Aggressive Sales Department Can Hurt F&I

Without the finance and insurance office’s due diligence, a rogue salesperson can deceive lenders and expose a car dealership to fraud liability.

A car dealership’s finance and insurance office can lose its effectiveness when an especially aggressive sales desk, perhaps unwittingly aided by a weak F&I manager, begins performing key functions once solely in the realm of the F&I professional.

“This trend is eliminating the vital checks and balances the F&I office provides on deals, and it is deteriorating the dealership’s value in structuring a deal that’s good for the customer and right for a particular lender,” says F&I consultant Ron Reahard.

The trend stems from the recent economic meltdown. During the credit crisis of 2008 and 2009, lenders were financing only the most creditworthy customers and turning down just about everyone else.

“The desk concludes, ‘Why not just submit all 720 or so FICO (Fair and Isaac Co.) deals electronically and bypass the finance office?’” Reahard says. “The sales department, in many cases, took over the financing part of the deal, putting the dealership at considerable risk.”

He argues that without F&I’s due diligence, a rogue salesperson or sales manager who coaches a customer on a credit application (exaggerating income, for instance) and then electronically submits a credit application can deceive lenders and expose the dealership to fraud liability.

Fudging of credit-application information is not new to auto lending, and a shady dealership finance manager is capable of it. But lenders have become far less tolerant of that behavior. The chances of this happening go down if a well-run F&I office processes and submits loan applications, Reahard says.

“Dealerships must have someone other than the sales department or sales person review customer-credit information,” he says. “That has been and still needs to be the role of the F&I professional.

“It is F&I’s duty to learn the customer’s story and then work a deal that obtains for the customer a competitive rate.”

In doing so, an F&I manager also takes into account lenders’ portfolio mixes that typically are balanced by loans of various risk levels.

An F&I manager also is better attuned to a lender’s look-to-book ratio. If it is, say 40%, the lender expects to fund four deals out of 10 applications submitted. A sales desk submitting loan applications might not know or care about that.

Moreover, when financing is removed from F&I, it can deprive the F&I that department of information it needs to make credible and effective sales presentations of aftermarket products.

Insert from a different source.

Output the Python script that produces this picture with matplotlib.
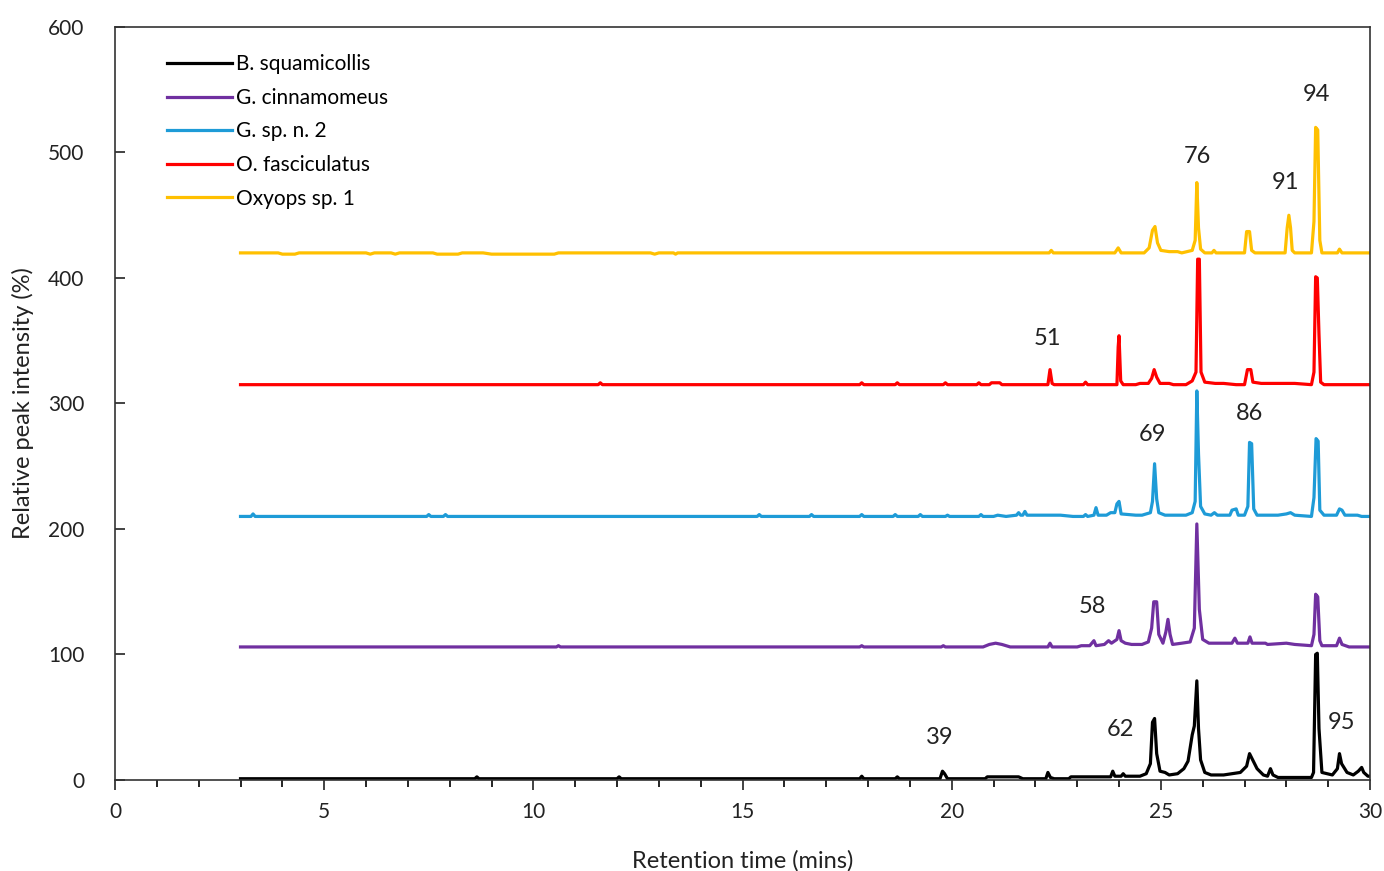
import matplotlib.pyplot as plt

plt.rcParams['font.family'] = ['Lato', 'DejaVu Sans']

species = ['B. squamicollis', 'G. cinnamomeus', 'G. sp. n. 2', 'O. fasciculatus', 'Oxyops sp. 1']
colors = ['#000000', '#7030A0', '#1E9BD7', '#FF0000', '#FFC000']
offsets = [1, 106, 210, 315, 420]

# retention time (mins) and relative intensity above each trace's baseline
bsq_rt = [3.0, 8.6, 8.65, 8.7, 12.0, 12.05, 12.1, 17.8, 17.85, 17.9, 18.65, 18.7, 18.75,
          19.72, 19.78, 19.83, 19.9, 20.8, 20.85, 21.6, 21.7, 22.25, 22.3, 22.36, 22.45,
          22.8, 22.85, 23.8, 23.85, 23.9, 24.05, 24.1, 24.15, 24.5, 24.65, 24.75, 24.8,
          24.85, 24.9, 24.98, 25.1, 25.2, 25.4, 25.55, 25.65, 25.75, 25.8, 25.86, 25.9,
          25.95, 26.05, 26.2, 26.5, 26.9, 27.05, 27.12, 27.18, 27.3, 27.45, 27.55, 27.62,
          27.68, 27.8, 28.6, 28.65, 28.7, 28.74, 28.78, 28.85, 29.1, 29.22, 29.27, 29.32,
          29.45, 29.6, 29.72, 29.8, 29.85, 29.95, 30.0]
bsq_int = [0, 0, 1.5, 0, 0, 1.5, 0, 0, 2, 0, 0, 1.5, 0,
           0, 6, 4, 0, 0, 1.5, 1.5, 0, 0, 5, 1, 0,
           0, 1.5, 1.5, 6, 2, 2, 4, 2, 2, 4, 12, 45,
           48, 20, 6, 5, 3, 4, 8, 14, 35, 42, 78, 40,
           15, 5, 3, 3, 5, 10, 20, 16, 8, 3, 2, 8,
           3, 1, 1, 5, 99, 100, 40, 5, 3, 8, 20, 12,
           5, 3, 6, 9, 5, 2, 2]

gci_rt = [3.0, 10.55, 10.6, 10.65, 17.8, 17.85, 17.9, 19.75, 19.8, 19.85, 20.75, 20.9,
          21.05, 21.2, 21.4, 22.3, 22.35, 22.4, 23.0, 23.1, 23.3, 23.4, 23.45, 23.65,
          23.75, 23.82, 23.95, 24.0, 24.05, 24.15, 24.3, 24.55, 24.7, 24.78, 24.83, 24.9,
          24.95, 25.05, 25.12, 25.17, 25.22, 25.28, 25.5, 25.7, 25.8, 25.86, 25.92, 26.0,
          26.15, 26.7, 26.77, 26.83, 27.08, 27.13, 27.18, 27.5, 27.55, 28.0, 28.2, 28.6,
          28.66, 28.7, 28.75, 28.8, 28.85, 29.2, 29.27, 29.33, 29.5, 30.0]
gci_int = [0, 0, 1, 0, 0, 1, 0, 0, 1, 0, 0, 2,
           3, 2, 0, 0, 3, 0, 0, 1, 1, 5, 1, 2,
           5, 3, 6, 13, 5, 3, 2, 2, 4, 15, 36, 36,
           10, 3, 12, 22, 10, 2, 3, 4, 15, 98, 30, 6,
           3, 3, 7, 3, 3, 8, 3, 3, 2, 3, 2, 1,
           10, 42, 40, 5, 1, 1, 7, 2, 0, 0]

gsp_rt = [3.0, 3.25, 3.3, 3.35, 7.45, 7.5, 7.55, 7.85, 7.9, 7.95, 15.35, 15.4, 15.45,
          16.6, 16.65, 16.7, 17.8, 17.85, 17.9, 18.6, 18.65, 18.7, 19.2, 19.25, 19.3,
          19.85, 19.9, 19.95, 20.65, 20.7, 20.75, 21.0, 21.1, 21.3, 21.55, 21.6, 21.65,
          21.7, 21.75, 21.8, 22.3, 22.6, 22.9, 23.15, 23.2, 23.25, 23.4, 23.45, 23.5,
          23.7, 23.8, 23.9, 23.95, 24.0, 24.05, 24.4, 24.55, 24.75, 24.8, 24.85, 24.9,
          24.95, 25.1, 25.6, 25.75, 25.82, 25.86, 25.9, 25.95, 26.05, 26.2, 26.28, 26.35,
          26.65, 26.7, 26.8, 26.85, 27.0, 27.08, 27.12, 27.17, 27.22, 27.3, 27.8, 28.0,
          28.1, 28.2, 28.6, 28.66, 28.71, 28.76, 28.8, 28.9, 29.1, 29.2, 29.27, 29.33,
          29.4, 29.7, 29.8, 30.0]
gsp_int = [0, 0, 2, 0, 0, 1.5, 0, 0, 1.5, 0, 0, 1.5, 0,
           0, 1.5, 0, 0, 1.5, 0, 0, 1.5, 0, 0, 1.5, 0,
           0, 1, 0, 0, 1.5, 0, 0, 1, 0, 1, 3, 1,
           1, 4, 1, 1, 1, 0, 0, 1.5, 0, 1, 7, 1,
           1, 3, 3, 10, 12, 2, 1, 1, 3, 12, 42, 14,
           3, 1, 1, 3, 12, 100, 50, 8, 2, 1, 3, 1,
           1, 5, 6, 1, 1, 8, 59, 58, 6, 1, 1, 2,
           3, 1, 0, 15, 62, 60, 5, 1, 1, 1, 6, 5,
           1, 1, 0, 0]

ofa_rt = [3.0, 11.55, 11.6, 11.65, 17.8, 17.85, 17.9, 18.65, 18.7, 18.75, 19.8, 19.85,
          19.9, 20.6, 20.65, 20.7, 20.9, 20.95, 21.15, 21.2, 22.3, 22.35, 22.4, 22.45,
          23.15, 23.2, 23.25, 23.95, 23.98, 24.0, 24.04, 24.1, 24.4, 24.5, 24.7, 24.78,
          24.84, 24.9, 24.98, 25.2, 25.3, 25.6, 25.75, 25.84, 25.88, 25.92, 25.96, 26.05,
          26.3, 26.5, 26.8, 27.0, 27.07, 27.15, 27.2, 27.4, 27.8, 28.2, 28.6, 28.66,
          28.7, 28.74, 28.78, 28.82, 28.9, 29.5, 30.0]
ofa_int = [0, 0, 1.5, 0, 0, 1.5, 0, 0, 1.5, 0, 0, 1.5,
           0, 0, 1.5, 0, 0, 1.5, 1.5, 0, 0, 12, 1, 0,
           0, 2, 0, 0, 30, 39, 3, 0, 0, 1, 1, 5,
           12, 6, 1, 1, 0, 0, 3, 10, 100, 100, 10, 2,
           1, 1, 0, 0, 12, 12, 2, 1, 1, 1, 0, 10,
           86, 85, 40, 2, 0, 0, 0]

oxy_rt = [3.0, 3.9, 4.0, 4.3, 4.4, 6.0, 6.1, 6.2, 6.6, 6.7, 6.8, 7.6, 7.7, 8.2, 8.3,
          8.8, 9.0, 10.5, 10.6, 12.8, 12.9, 13.0, 13.35, 13.4, 13.45, 22.33, 22.38, 22.43,
          23.9, 23.98, 24.05, 24.6, 24.72, 24.8, 24.86, 24.92, 25.0, 25.2, 25.4, 25.5,
          25.75, 25.82, 25.86, 25.9, 25.95, 26.05, 26.22, 26.27, 26.32, 27.0, 27.05, 27.12,
          27.17, 27.25, 27.97, 28.02, 28.06, 28.1, 28.14, 28.2, 28.6, 28.66, 28.7, 28.75,
          28.8, 28.85, 29.22, 29.27, 29.33, 30.0]
oxy_int = [0, 0, -1, -1, 0, 0, -1, 0, 0, -1, 0, 0, -1, -1, 0,
           0, -1, -1, 0, 0, -1, 0, 0, -1, 0, 0, 2, 0,
           0, 4, 0, 0, 4, 18, 21, 8, 2, 1, 1, 0,
           2, 10, 56, 20, 3, 0, 0, 2, 0, 0, 17, 17,
           2, 0, 0, 20, 30, 20, 2, 0, 0, 25, 100, 98,
           10, 0, 0, 3, 0, 0]

rt_data = [bsq_rt, gci_rt, gsp_rt, ofa_rt, oxy_rt]
int_data = [bsq_int, gci_int, gsp_int, ofa_int, oxy_int]

# peak number labels
peak_labels = ['94', '76', '91', '51', '69', '86', '58', '39', '62', '95']
label_x = [28.73, 25.87, 27.97, 22.28, 24.79, 27.13, 23.36, 19.72, 24.03, 29.33]
label_y = [546, 497, 476, 352, 275, 292, 138, 34, 40, 46]

fig = plt.figure(figsize=(13.84, 8.71), dpi=100)
ax = fig.add_axes([0.0831, 0.1045, 0.9068, 0.8645])

for rt, inten, off, c, name in zip(rt_data, int_data, offsets, colors, species):
    ax.plot(rt, [v + off for v in inten], color=c, lw=2.3, label=name,
            solid_joinstyle='round')

for t, x, y in zip(peak_labels, label_x, label_y):
    ax.text(x, y, t, fontsize=17, ha='center', va='center', color='#222222')

ax.set_xlim(0, 30)
ax.set_ylim(0, 600)
ax.set_xticks(range(0, 31, 5))
ax.set_xticks(range(0, 31), minor=True)
ax.set_yticks(range(0, 601, 100))
ax.tick_params(axis='x', direction='out', length=7, width=1.2, labelsize=15, pad=9,
               colors='#222222')
ax.tick_params(axis='x', which='minor', direction='out', length=5, width=1.2)
ax.tick_params(axis='y', direction='in', length=7, width=1.2, labelsize=15, pad=22,
               colors='#222222')
for s in ax.spines.values():
    s.set_linewidth(1.2)
    s.set_color('#333333')

ax.set_xlabel('Retention time (mins)', fontsize=17, color='#222222', labelpad=20)
ax.set_ylabel('Relative peak intensity (%)', fontsize=17, color='#222222', labelpad=10)

ax.legend(loc='upper left', bbox_to_anchor=(0.03, 0.983), frameon=False, fontsize=15,
          handlelength=3.1, handletextpad=0.2, labelspacing=0.65, borderaxespad=0.3)

fig.savefig('out.png', dpi=100)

Presentations then become rote product pitches that do little to match product benefits to customer needs, Reahard says.

“This is very ineffective, and an F&I manager in such a position cannot help the customer make a good decision with regard to the options available in connection with their purchase,” he says.

“If this trend toward the desk handling customer’s financing continues, the F&I department will go away, because it can no longer add value to the purchase experience.”